◆ Goal
Check each line for the string "this". Give only the count of lines that have it.

◆ Data rows
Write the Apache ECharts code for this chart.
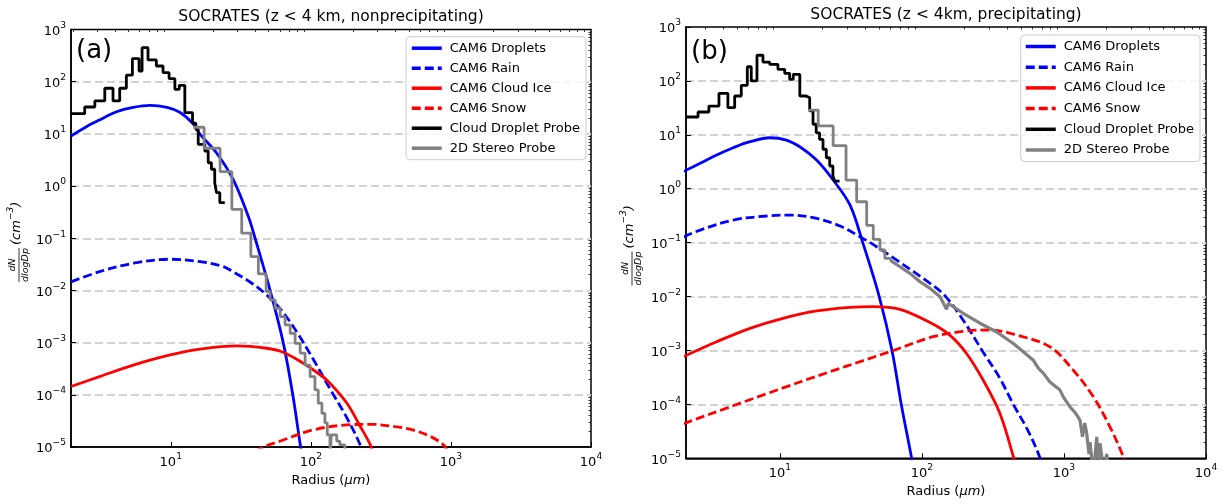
<!DOCTYPE html>
<html><head><meta charset="utf-8">
<script src="https://cdn.jsdelivr.net/npm/echarts@6/dist/echarts.min.js"></script>
<style>html,body{margin:0;padding:0;background:#fff}#c{width:1225px;height:504px}</style>
</head><body><div id="c"></div>
<script>
// ---------- data (radius in µm, dN/dlogDp in cm^-3) ----------
const seriesNames = ['CAM6 Droplets','CAM6 Rain','CAM6 Cloud Ice','CAM6 Snow','Cloud Droplet Probe','2D Stereo Probe'];
const titleA = 'SOCRATES (z < 4 km, nonprecipitating)';
const titleB = 'SOCRATES (z < 4km, precipitating)';
const xMajor = [10, 100, 1000, 10000];
const yMajor = [1e-5, 1e-4, 1e-3, 1e-2, 1e-1, 1, 10, 100, 1000];

// Panel (a)
const dropA_r = [1.94, 2.5, 3.1, 4.1, 5.4, 7.1, 9.4, 11.6, 14.5, 16.1, 21.3, 28, 35.8, 40, 44.7, 51.2, 63.5, 74.3, 84.5, 88];
const dropA_n = [9.1, 13.7, 18.5, 26.6, 32.3, 35.3, 32.3, 25.9, 15.5, 10, 4.25, 1.31, 0.26, 0.1, 0.036, 0.01, 0.001, 1e-4, 1e-5, 5e-6];
const rainA_r = [1.94, 3.1, 5.4, 9.9, 16.2, 23.8, 28, 36.8, 48.4, 62, 79.4, 104, 137, 181, 225, 235];
const rainA_n = [0.0146, 0.0229, 0.0332, 0.0396, 0.0356, 0.0286, 0.0225, 0.0145, 0.0082, 0.0041, 0.0016, 4.8e-4, 1.3e-4, 3.6e-5, 1.1e-5, 7e-6];
const iceA_r = [1.94, 3.1, 5.4, 9.9, 16.2, 29.6, 48.4, 62, 83.8, 116, 137, 181, 225, 266, 275];
const iceA_n = [1.44e-4, 2.23e-4, 3.7e-4, 5.8e-4, 7.5e-4, 8.65e-4, 7.8e-4, 6.7e-4, 4.4e-4, 2.45e-4, 1.67e-4, 6.9e-5, 2.5e-5, 1.1e-5, 8e-6];
const snowA_r = [40, 45.8, 62, 104, 181, 270, 400, 541, 711, 885, 950];
const snowA_n = [8e-6, 1e-5, 1.33e-5, 2.13e-5, 2.65e-5, 2.72e-5, 2.45e-5, 2.1e-5, 1.6e-5, 1.1e-5, 8e-6];
const cdpA_r = [1.94, 2.43, 2.87, 3.38, 3.87, 4.32, 4.82, 5.32, 5.94, 6.24, 6.88, 7.89, 8.81, 9.73, 10.7, 11.5, 12.6, 14.3, 15.1, 15.7, 17.5, 18.5, 19.5, 20.6, 21.2, 22.4, 24.3];
const cdpA_n = [24.4, 32.7, 42.7, 74.8, 42.7, 74.8, 133, 276, 160, 448, 261, 200, 149, 114, 71.5, 85, 25.5, 16, 12.2, 6.3, 4.7, 2.8, 2.1, 1.16, 0.75, 0.48, 0.48];
const sdsA_r = [14.5, 17.3, 22.5, 27.3, 32.1, 37.3, 42.2, 48, 51.2, 55.6, 60.4, 65.5, 71.2, 77.2, 83.9, 91, 98.8, 107, 113, 120, 126, 131, 137, 140, 153, 161, 175, 185];
const sdsA_n = [13.4, 5.3, 1.89, 0.359, 0.125, 0.0445, 0.0207, 0.0095, 0.0066, 0.00456, 0.00315, 0.00218, 0.0015, 0.00097, 0.00063, 0.00037, 0.000223, 0.000124, 6.9e-5, 4.4e-5, 2.9e-5, 1.7e-5, 5e-6, 1.7e-5, 1.3e-5, 1.1e-5, 5e-6, 5e-6];

// Panel (b)
const dropB_r = [2.1, 2.74, 3.58, 4.69, 6.15, 8.5, 11.1, 13.8, 18.1, 23.7, 31.1, 38.3, 50, 61.5, 71.5, 84.6, 88];
const dropB_n = [2.1, 2.96, 4.22, 5.77, 7.45, 8.83, 8.0, 6.0, 3.4, 1.45, 0.5, 0.1, 0.01, 0.001, 1e-4, 1e-5, 5e-6];
const rainB_r = [2.1, 2.74, 4.69, 8.06, 11.8, 18.1, 26.5, 36.6, 48, 66.4, 114, 147, 200, 265, 350, 440, 560, 675, 700];
const rainB_n = [0.128, 0.171, 0.263, 0.312, 0.325, 0.282, 0.203, 0.129, 0.084, 0.0475, 0.0176, 0.01, 0.0033, 0.001, 3.2e-4, 1e-4, 3.2e-5, 1.05e-5, 7e-6];
const iceB_r = [2.1, 3.58, 6.15, 10.5, 18.1, 31.1, 45.4, 70, 114, 157, 206, 270, 354, 440, 455];
const iceB_n = [7.7e-4, 1.45e-3, 2.57e-3, 3.94e-3, 5.4e-3, 6.3e-3, 6.5e-3, 5.8e-3, 3.3e-3, 1.93e-3, 8.8e-4, 2.8e-4, 6.8e-5, 1.07e-5, 7e-6];
const snowB_r = [2.1, 13.8, 62.8, 120, 206, 301, 464, 796, 1163, 1610, 2110, 2618, 2750];
const snowB_n = [4.4e-5, 2.6e-4, 1.0e-3, 1.8e-3, 2.3e-3, 2.4e-3, 1.93e-3, 1.17e-3, 4.3e-4, 1.38e-4, 3.8e-5, 1.07e-5, 7e-6];
const cdpB_r = [2.18, 2.65, 3.16, 3.72, 4.3, 4.8, 5.34, 5.89, 6.28, 6.89, 7.59, 8.46, 9.68, 10.8, 11.7, 12.4, 13.8, 15.3, 16.2, 17.1, 18, 19, 20.1, 21.2, 22.4, 23.6, 24.3, 26.3];
const cdpB_n = [21.4, 26.5, 34.2, 58.9, 31.9, 52.5, 82.8, 183, 100, 299, 224, 203, 164, 138, 107, 132, 52.5, 48.8, 27.7, 15.7, 10.9, 8.2, 5.4, 3.76, 2.64, 1.72, 1.39, 1.39];
// 2DS in (b): coarse bins drawn as steps, fine bins drawn as a jagged line
const sdsB_r = [15.8, 18.6, 23.7, 29.2, 34.7, 40.8, 45.4, 50.6, 54.8, 59.6];
const sdsB_n = [28.8, 14.6, 6.3, 1.45, 0.574, 0.21, 0.115, 0.073, 0.051, 0.0475];
const sdsB2_r = [59.6, 70, 82.3, 96.8, 114, 134, 149, 153, 195, 256, 336, 440, 517, 608, 659, 715, 796, 937, 989, 1102, 1200, 1297, 1350, 1400, 1445, 1500, 1525, 1610, 1700, 1750, 1795, 1900, 2000, 2100];
const sdsB2_n = [0.0475, 0.0357, 0.0269, 0.0188, 0.0142, 0.0099, 0.0058, 0.0075, 0.0049, 0.0032, 0.0022, 0.00135, 9.5e-4, 6.6e-4, 4.7e-4, 3.8e-4, 2.6e-4, 1.84e-4, 1.38e-4, 9e-5, 7e-5, 5.1e-5, 2.5e-5, 4.5e-5, 2.9e-5, 1.2e-5, 2e-5, 5e-6, 2.5e-5, 8e-6, 1.9e-5, 6e-6, 1.2e-5, 5e-6];

// ---------- helpers ----------
const FONT = 'DejaVu Sans';
const pair = (r, n) => r.map((v, i) => [v, n[i]]);
const minorOf = (decades) => { const out = []; decades.forEach(d => { for (let k = 2; k <= 9; k++) out.push(d * k); }); return out; };
const xMinor = minorOf([1, 10, 100, 1000]);
const yMinor = minorOf([1e-5, 1e-4, 1e-3, 1e-2, 1e-1, 1, 10, 100]);
const powFmt = v => { const e = Math.round(Math.log10(v)); return '{b|10}{s|' + (e < 0 ? '\u2212' + (-e) : e) + '}'; };
const tickRich = {
  b: { fontSize: 13, fontFamily: FONT, color: '#000', lineHeight: 17, verticalAlign: 'bottom' },
  s: { fontSize: 9.1, fontFamily: FONT, color: '#000', lineHeight: 11, verticalAlign: 'top' }
};

const panels = [
  { grid: { left: 71, top: 29.5, width: 520, height: 417.5 }, xmin: 1.94, nameGap: 26,
    d: [dropA_r, dropA_n, rainA_r, rainA_n, iceA_r, iceA_n, snowA_r, snowA_n, cdpA_r, cdpA_n, sdsA_r, sdsA_n] },
  { grid: { left: 686, top: 27, width: 520, height: 431.3 }, xmin: 2.18, nameGap: 26.5,
    d: [dropB_r, dropB_n, rainB_r, rainB_n, iceB_r, iceB_n, snowB_r, snowB_n, cdpB_r, cdpB_n, sdsB_r, sdsB_n],
    extra: [sdsB2_r, sdsB2_n] }
];

const LW = 2.8;
const styles = [
  { color: '#0000ff', type: 'solid', smooth: 0.35 },
  { color: '#0000ff', type: [9, 4], smooth: 0.35 },
  { color: '#ff0000', type: 'solid', smooth: 0.35 },
  { color: '#ff0000', type: [9, 4], smooth: 0.35 },
  { color: '#000000', type: 'solid', step: 'end' },
  { color: '#808080', type: 'solid', step: 'end' }
];

const grids = [], xAxes = [], yAxes = [], series = [];
panels.forEach((p, pi) => {
  grids.push(Object.assign({ show: true, borderColor: '#000', borderWidth: 1.5, backgroundColor: 'transparent' }, p.grid));
  const base = { type: 'log', logBase: 10, gridIndex: pi };
  xAxes.push(Object.assign({}, base, {
    min: p.xmin, max: 10000,
    axisLine: { show: true, onZero: false, lineStyle: { color: '#000', width: 1.5 } },
    axisTick: { show: true, inside: true, length: 5, lineStyle: { color: '#000', width: 1 }, customValues: xMajor },
    axisLabel: { show: true, customValues: xMajor, formatter: powFmt, rich: tickRich, margin: 5 },
    splitLine: { show: false },
    name: '{n|Radius (}{i|\u00b5m}{n|)}', nameLocation: 'middle', nameGap: p.nameGap,
    nameTextStyle: { rich: { n: { fontSize: 13, fontFamily: FONT, color: '#000' }, i: { fontSize: 13, fontFamily: FONT, fontStyle: 'italic', color: '#000' } } }
  }));
  xAxes.push(Object.assign({}, base, {
    min: p.xmin, max: 10000,
    axisLine: { show: false },
    axisTick: { show: true, inside: true, length: 2.5, lineStyle: { color: '#000', width: 0.8 }, customValues: xMinor },
    axisLabel: { show: false }, splitLine: { show: false }
  }));
  yAxes.push(Object.assign({}, base, {
    min: 1e-5, max: 1e3,
    axisLine: { show: true, onZero: false, lineStyle: { color: '#000', width: 1.5 } },
    axisTick: { show: true, inside: true, length: 5, lineStyle: { color: '#000', width: 1 }, customValues: yMajor },
    axisLabel: { show: true, customValues: yMajor, formatter: powFmt, rich: tickRich, margin: 5 },
    splitLine: { show: true, showMinLine: false, showMaxLine: false, lineStyle: { color: '#d3d3d3', width: 2, type: [8, 4] } }
  }));
  yAxes.push(Object.assign({}, base, {
    min: 1e-5, max: 1e3,
    axisLine: { show: false },
    axisTick: { show: true, inside: true, length: 2.5, lineStyle: { color: '#000', width: 0.8 }, customValues: yMinor },
    axisLabel: { show: false }, splitLine: { show: false }
  }));
  const xi = pi * 2, yi = pi * 2;
  const mk = (name, data, s, z, w) => ({
    name: name, type: 'line', xAxisIndex: xi, yAxisIndex: yi, data: data,
    symbol: 'none', showSymbol: false, clip: true,
    smooth: s.smooth || false, step: s.step || false,
    lineStyle: { color: s.color, width: w || LW, type: s.type },
    itemStyle: { color: s.color }, z: z, animation: false
  });
  styles.forEach((s, k) => series.push(mk(seriesNames[k], pair(p.d[2 * k], p.d[2 * k + 1]), s, 3 + k)));
  if (p.extra) series.push(mk(seriesNames[5], pair(p.extra[0], p.extra[1]), { color: '#808080', type: 'solid' }, 8, 3.2));
});

const legendBase = {
  orient: 'vertical', selectedMode: false, data: seriesNames,
  itemWidth: 30, itemHeight: 14, backgroundColor: 'rgba(255,255,255,0.8)',
  borderColor: '#cccccc', borderWidth: 1, borderRadius: 4,
  itemStyle: { opacity: 0, borderWidth: 0 },
  lineStyle: { width: 3.5 },
  textStyle: { fontSize: 13, fontFamily: FONT, color: '#000', padding: [0, 0, 0, 3] }
};

const yNameGroup = (x, y) => ({
  type: 'group', x: x, y: y, rotation: Math.PI / 2,
  children: [
    { type: 'text', x: 0, y: -6, style: { text: 'dN', fontSize: 9.5, fontFamily: FONT, fontStyle: 'italic', fill: '#000', align: 'center', verticalAlign: 'middle', textAlign: 'center', textVerticalAlign: 'middle' } },
    { type: 'line', shape: { x1: -17, y1: 0, x2: 17, y2: 0 }, style: { stroke: '#000', lineWidth: 0.8 } },
    { type: 'text', x: 0, y: 6.5, style: { text: 'dlogDp', fontSize: 9.5, fontFamily: FONT, fontStyle: 'italic', fill: '#000', align: 'center', verticalAlign: 'middle', textAlign: 'center', textVerticalAlign: 'middle' } },
    { type: 'text', x: 20, y: -4.5, style: { text: '{i|(cm}{s|\u22123}{i|)}', align: 'left', verticalAlign: 'middle', textAlign: 'left', textVerticalAlign: 'middle',
      rich: { i: { fontSize: 13, fontFamily: FONT, fontStyle: 'italic', fill: '#000', color: '#000', lineHeight: 17, verticalAlign: 'bottom' },
              s: { fontSize: 9, fontFamily: FONT, fontStyle: 'italic', fill: '#000', color: '#000', lineHeight: 11, verticalAlign: 'top' } } } }
  ]
});
const plainText = (x, y, text, size, align) => ({ type: 'text', x: x, y: y,
  style: { text: text, fontSize: size, fontFamily: FONT, fill: '#000', align: align || 'center', verticalAlign: 'middle', textAlign: align || 'center', textVerticalAlign: 'middle' } });

const chart = echarts.init(document.getElementById('c'), null, { renderer: 'canvas' });
chart.setOption({
  animation: false,
  backgroundColor: '#ffffff',
  grid: grids, xAxis: xAxes, yAxis: yAxes, series: series,
  legend: [
    Object.assign({}, legendBase, { left: 406, top: 36.7, itemGap: 7, padding: [5, 6, 5, 4] }),
    Object.assign({}, legendBase, { left: 1020.7, top: 35, itemGap: 7.7, padding: [5, 6, 5, 3.3] })
  ],
  graphic: [
    plainText(331, 16.5, titleA, 15.5),
    plainText(946, 14.5, titleB, 15.5),
    plainText(76, 51, '(a)', 26, 'left'),
    plainText(691, 52, '(b)', 26, 'left'),
    yNameGroup(19, 265),
    yNameGroup(632, 268.5)
  ]
});
</script></body></html>
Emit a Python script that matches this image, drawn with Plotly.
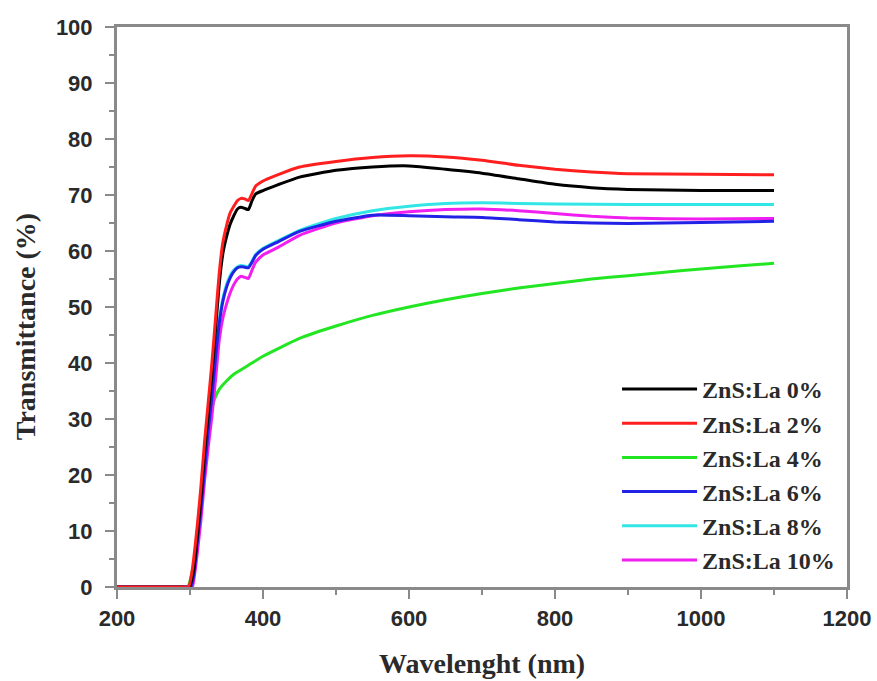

◆ Completed task
2